Data in this exercise:
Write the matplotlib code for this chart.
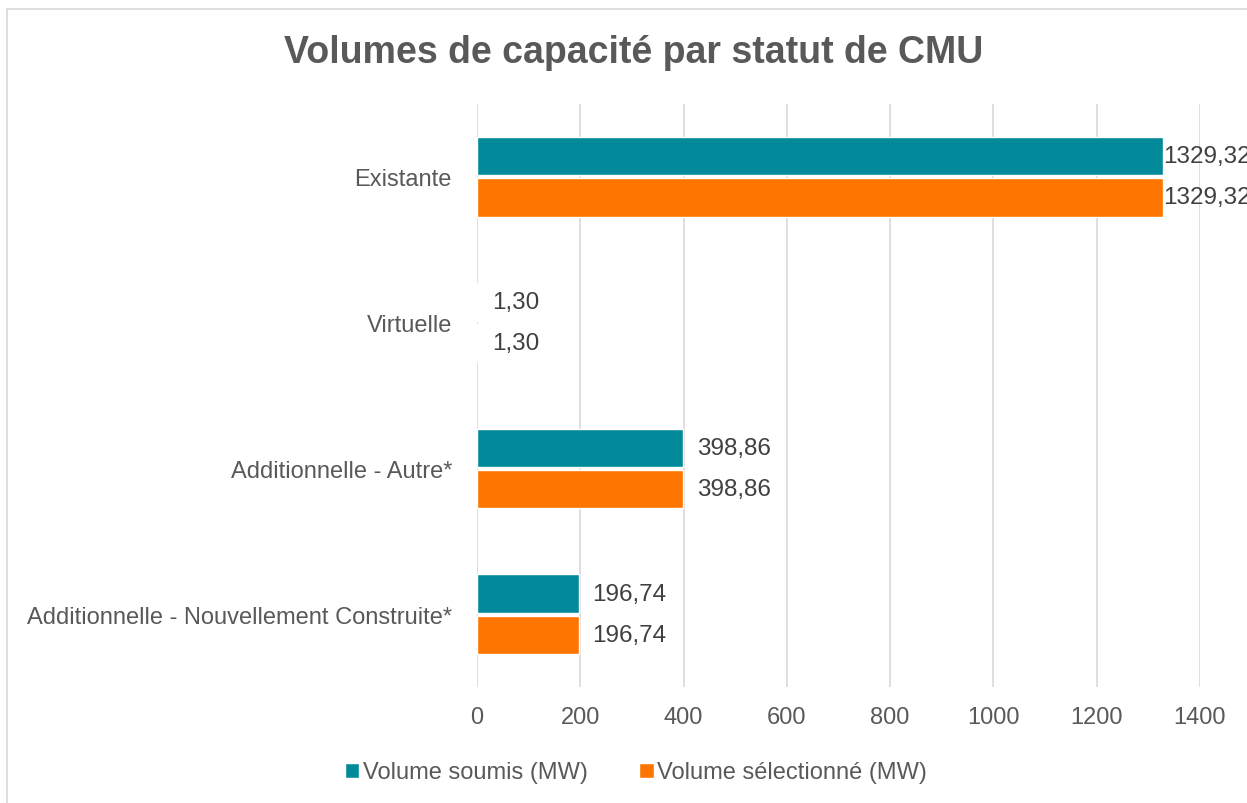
import numpy as np
import matplotlib
matplotlib.use("Agg")
import matplotlib.pyplot as plt
from matplotlib.patches import Rectangle

plt.rcParams['font.family'] = ['Liberation Sans', 'DejaVu Sans']

categories = ["Existante", "Virtuelle", "Additionnelle - Autre*",
              "Additionnelle - Nouvellement Construite*"]
soumis = [1329.32, 1.30, 398.86, 196.74]
selectionne = [1329.32, 1.30, 398.86, 196.74]
series_names = ["Volume soumis (MW)", "Volume sélectionné (MW)"]
colors = ["#028A9A", "#FF7501"]

fig = plt.figure(figsize=(12.47, 8.04), dpi=100)
ax = fig.add_axes([0.3825, 0.1443, 0.5798, 0.7251])

# frame of the chart area
fig.patches.append(Rectangle((0.006, -0.01), 1.2, 0.998, transform=fig.transFigure,
                             fill=False, edgecolor="#D9D9D9", linewidth=1.2))

y = np.arange(len(categories))
h = 0.262
off = 0.141
bars1 = ax.barh(y - off, soumis, height=h, color=colors[0], edgecolor="white",
                linewidth=1, label=series_names[0])
bars2 = ax.barh(y + off, selectionne, height=h, color=colors[1], edgecolor="white",
                linewidth=1, label=series_names[1])

ax.set_xlim(0, 1400)
ax.set_ylim(len(categories) - 0.5, -0.5)
ax.set_xticks(np.arange(0, 1401, 200))
ax.set_yticks(y)
ax.set_yticklabels(categories)
ax.tick_params(axis="both", length=0, labelsize=17, colors="#595959")
ax.tick_params(axis="y", pad=18)
ax.tick_params(axis="x", pad=14)
ax.xaxis.grid(True, color="#D9D9D9", linewidth=1.2)
ax.set_axisbelow(True)
for s in ax.spines.values():
    s.set_visible(False)

for bars in (bars1, bars2):
    for b in bars:
        v = b.get_width()
        pad = 0 if v > 1250 else 14
        ax.annotate(f"{v:.2f}".replace(".", ","), (v, b.get_y() + b.get_height() / 2),
                    xytext=(pad, 0), textcoords="offset pixels", va="center", ha="left",
                    fontsize=17.5, color="#404040", annotation_clip=False)

fig.suptitle("Volumes de capacité par statut de CMU", x=0.508, y=0.957,
             fontsize=27, fontweight="bold", color="#595959")

leg = fig.legend(handles=[bars1, bars2], labels=series_names, loc="center",
                 bbox_to_anchor=(0.51, 0.038), ncol=2, frameon=False, fontsize=17,
                 handlelength=0.6, handleheight=0.6, handletextpad=0.15, columnspacing=2.2)
for t in leg.get_texts():
    t.set_color("#595959")

fig.savefig("out.png", dpi=100)
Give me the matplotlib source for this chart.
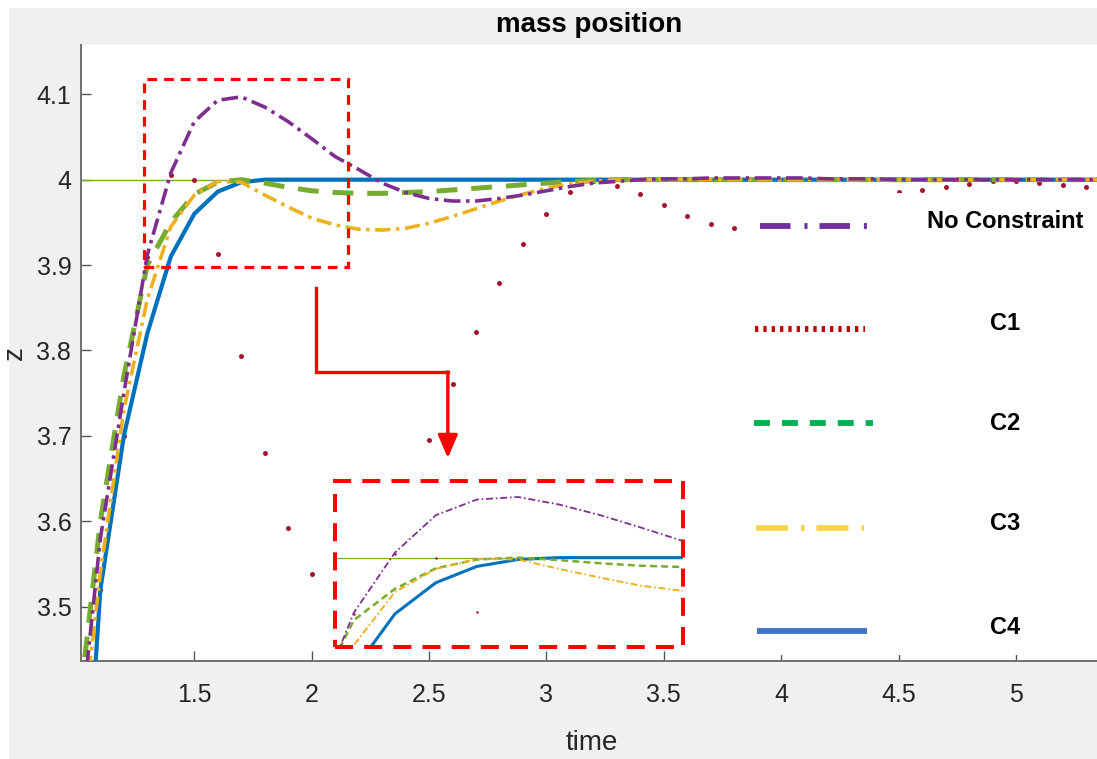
import matplotlib
matplotlib.use('Agg')
import matplotlib.pyplot as plt
from matplotlib import font_manager
from matplotlib.patches import Rectangle
from matplotlib.lines import Line2D
from matplotlib.transforms import Affine2D

plt.rcParams['font.family'] = ['Liberation Sans', 'DejaVu Sans']
plt.rcParams['lines.scale_dashes'] = False

# ---- data ----
time = [1.0, 1.1, 1.2, 1.3, 1.4, 1.5, 1.6, 1.7, 1.8, 1.9,
        2.0, 2.1, 2.2, 2.3, 2.4, 2.5, 2.6, 2.7, 2.8, 2.9,
        3.0, 3.1, 3.2, 3.3, 3.4, 3.5, 3.6, 3.7, 3.8, 3.9,
        4.0, 4.1, 4.2, 4.3, 4.4, 4.5, 4.6, 4.7, 4.8, 4.9,
        5.0, 5.1, 5.2, 5.3, 5.4]

no_constraint = [3.32, 3.58, 3.75, 3.912, 4.008, 4.068, 4.093, 4.097, 4.085, 4.068,
                 4.048, 4.027, 4.012, 3.996, 3.985, 3.978, 3.975, 3.975, 3.978, 3.982,
                 3.987, 3.992, 3.996, 3.998, 4.0, 4.001, 4.001, 4.002, 4.002, 4.002,
                 4.002, 4.002, 4.001, 4.001, 4.001, 4.0, 4.0, 4.0, 4.0, 4.0,
                 4.0, 4.0, 4.0, 4.0, 4.0]

c1 = [3.00, 3.52, 3.70, 3.91, 4.006, 4.0, 3.913, 3.793, 3.68, 3.592,
      3.538, 3.523, 3.54, 3.58, 3.635, 3.695, 3.761, 3.822, 3.879, 3.925,
      3.96, 3.985, 3.998, 3.993, 3.983, 3.97, 3.957, 3.948, 3.943, 3.943,
      3.948, 3.957, 3.967, 3.976, 3.982, 3.986, 3.988, 3.992, 3.995, 3.998,
      3.998, 3.996, 3.994, 3.992, 3.991]

c2 = [3.36, 3.60, 3.77, 3.90, 3.950, 3.983, 3.997, 4.0, 3.996, 3.991,
      3.987, 3.985, 3.984, 3.984, 3.985, 3.986, 3.988, 3.990, 3.992, 3.994,
      3.996, 3.998, 3.999, 4.0, 4.0, 4.0, 4.0, 4.0, 4.0, 4.0,
      4.0, 4.0, 4.0, 4.0, 4.0, 4.0, 4.0, 4.0, 4.0, 4.0,
      4.0, 4.0, 4.0, 4.0, 4.0]

c3 = [3.30, 3.54, 3.73, 3.86, 3.945, 3.982, 3.998, 3.997, 3.982, 3.968,
      3.955, 3.947, 3.942, 3.941, 3.943, 3.949, 3.957, 3.966, 3.975, 3.983,
      3.990, 3.995, 3.998, 4.0, 4.0, 4.0, 4.0, 4.0, 4.0, 4.0,
      4.0, 4.0, 4.0, 4.0, 4.0, 4.0, 4.0, 4.0, 4.0, 4.0,
      4.0, 4.0, 4.0, 4.0, 4.0]

c4 = [3.10, 3.52, 3.70, 3.82, 3.91, 3.96, 3.986, 3.997, 4.0, 4.0,
      4.0, 4.0, 4.0, 4.0, 4.0, 4.0, 4.0, 4.0, 4.0, 4.0,
      4.0, 4.0, 4.0, 4.0, 4.0, 4.0, 4.0, 4.0, 4.0, 4.0,
      4.0, 4.0, 4.0, 4.0, 4.0, 4.0, 4.0, 4.0, 4.0, 4.0,
      4.0, 4.0, 4.0, 4.0, 4.0]

target = 4.0

xticks = [1.5, 2, 2.5, 3, 3.5, 4, 4.5, 5]
xtick_labels = ['1.5', '2', '2.5', '3', '3.5', '4', '4.5', '5']
yticks = [3.5, 3.6, 3.7, 3.8, 3.9, 4.0, 4.1]
ytick_labels = ['3.5', '3.6', '3.7', '3.8', '3.9', '4', '4.1']

legend_labels = ['No Constraint', 'C1', 'C2', 'C3', 'C4']

# zoomed region marked in the main plot and shown in the inset
zoom_box = (1.286, 2.156, 3.898, 4.118)
inset_xlim = (1.254, 2.102)
inset_ylim = (3.857, 4.1226)

# arrow from the marked box to the inset
arrow_t = [2.018, 2.018, 2.580]
arrow_z = [3.873, 3.775, 3.775]
arrow_tip = (2.580, 3.674)

# ---- figure ----
W, H = 1097, 759
fig = plt.figure(figsize=(W / 100, H / 100), dpi=100, facecolor='white')
# pixel coordinates (origin top-left) -> figure
pix = Affine2D().scale(1 / W, -1 / H).translate(0, 1) + fig.transFigure

fig.add_artist(Rectangle((9, 8), W, H, transform=pix, facecolor='#f0f0f0',
                         edgecolor='none', zorder=-10))

ax = fig.add_axes([81 / W, 1 - 661 / H, (1097 - 81) / W, (661 - 45) / H])
ax.set_facecolor('white')

ax.axhline(target, color='#77AC30', lw=1.0, zorder=2)
ax.plot(time, c1, ls='none', marker='o', ms=3.6, color='#A2142F', mec='none', zorder=2.5)
ax.plot(time, c4, color='#0072BD', lw=3.0, zorder=3)
ax.plot(time, c2, color='#77AC30', lw=3.6, dashes=(15, 10), zorder=4)
ax.plot(time, c3, color='#EDB120', lw=2.6, dashes=(11, 4, 2.5, 4), zorder=5)
ax.plot(time, no_constraint, color='#7E2F8E', lw=2.6, dashes=(12, 4, 2.5, 4), zorder=6)

t0, t1, z0, z1 = zoom_box
ax.add_patch(Rectangle((t0, z0), t1 - t0, z1 - z0, fill=False, edgecolor='#FF0000',
                       lw=2.3, linestyle=(0, (7, 5)), zorder=9))

ax.plot(arrow_t, arrow_z, color='#FF0000', lw=2.4, solid_joinstyle='miter', zorder=9)
ax.annotate('', xy=arrow_tip, xytext=(arrow_t[-1], arrow_z[-1]),
            arrowprops=dict(arrowstyle='-|>,head_length=0.7,head_width=0.3',
                            mutation_scale=20, color='#FF0000', lw=2.4,
                            shrinkA=0, shrinkB=0), zorder=9)

ax.set_xlim(1.0175, 5.345)
ax.set_ylim(3.4364, 4.1577)
ax.set_xticks(xticks)
ax.set_xticklabels(xtick_labels)
ax.set_yticks(yticks)
ax.set_yticklabels(ytick_labels)
ax.tick_params(direction='in', length=7.5, width=1, color='#555555',
               labelcolor='#262626', labelsize=18)
ax.tick_params(axis='x', pad=16)
ax.tick_params(axis='y', pad=7)
for side in ['top', 'right']:
    ax.spines[side].set_visible(False)
for side in ['left', 'bottom']:
    ax.spines[side].set_color('#707070')
    ax.spines[side].set_linewidth(1.4)

ax.set_title('mass position', fontsize=20, fontweight='bold', color='#000000', pad=9)
ax.set_xlabel('time', fontsize=20, color='#262626')
ax.xaxis.set_label_coords(0.503, -0.112)
ax.set_ylabel('z', fontsize=20, color='#262626')
ax.yaxis.set_label_coords(-0.052, 0.5)

# ---- legend (drawn like the pasted one: white box, long samples, centred labels) ----
names = {f.name for f in font_manager.fontManager.ttflist}
if 'Liberation Sans Narrow' in names:
    leg_family, leg_size = 'Liberation Sans Narrow', 20
else:
    leg_family, leg_size = 'Liberation Sans', 17

leg_colors = ['#7030A0', '#C00000', '#00B050', '#FFD24F', '#4472C4']
leg_dashes = [(22, 10, 2.2, 8.6), (2.4, 3.6), (11.5, 8.6), (23, 9.4, 2.5, 8.6), None]
leg_x = [(760, 868), (755, 865), (754, 873), (756, 864), (757, 867)]
leg_line_y = [226, 329, 423, 528, 631]
leg_text_y = [222, 323, 423, 524, 627]

fig.add_artist(Rectangle((745, 193), W - 745, 462, transform=pix, facecolor='white',
                         edgecolor='none', zorder=1))
for lab, col, dsh, (xa, xb), ly, ty in zip(legend_labels, leg_colors, leg_dashes,
                                            leg_x, leg_line_y, leg_text_y):
    ln = Line2D([xa, xb], [ly, ly], transform=pix, color=col, lw=4.2,
                solid_capstyle='butt', dash_capstyle='butt', zorder=1.1)
    if dsh is not None:
        ln.set_dashes(dsh)
    fig.add_artist(ln)
    fig.text(1005 / W, 1 - ty / H, lab, ha='center', va='center', fontsize=leg_size,
             fontweight='bold', family=[leg_family, 'DejaVu Sans'], color='black', zorder=1.2)

# ---- inset ----
ins = fig.add_axes([335 / W, 1 - 647 / H, 348 / W, 166 / H], zorder=2)
ins.set_facecolor('white')
ins.axhline(target, color='#77AC30', lw=0.9, zorder=2)
ins.plot(time, c1, ls='none', marker='o', ms=1.8, color='#A2142F', mec='none', zorder=2.5)
ins.plot(time, c4, color='#0072BD', lw=2.2, zorder=3)
ins.plot(time, c2, color='#77AC30', lw=1.8, dashes=(5, 3), zorder=4)
ins.plot(time, c3, color='#EDB120', lw=1.4, dashes=(5, 2, 1.2, 2), zorder=5)
ins.plot(time, no_constraint, color='#7E2F8E', lw=1.3, dashes=(5, 2, 1.2, 2), zorder=6)
ins.set_xlim(*inset_xlim)
ins.set_ylim(*inset_ylim)
ins.set_xticks([])
ins.set_yticks([])
for s in ins.spines.values():
    s.set_visible(False)
ins.add_patch(Rectangle((0, 0), 1, 1, transform=ins.transAxes, fill=False,
                        edgecolor='#FF0000', lw=2.9, linestyle=(0, (13, 8)),
                        clip_on=False, zorder=10))

fig.savefig('out.png', dpi=100, facecolor=fig.get_facecolor())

Work required: Return each line of the listing that holds the string "chart".

Written response:
Write the matplotlib code for this chart.
# frame of the chart area
Give me the matplotlib source for this chart.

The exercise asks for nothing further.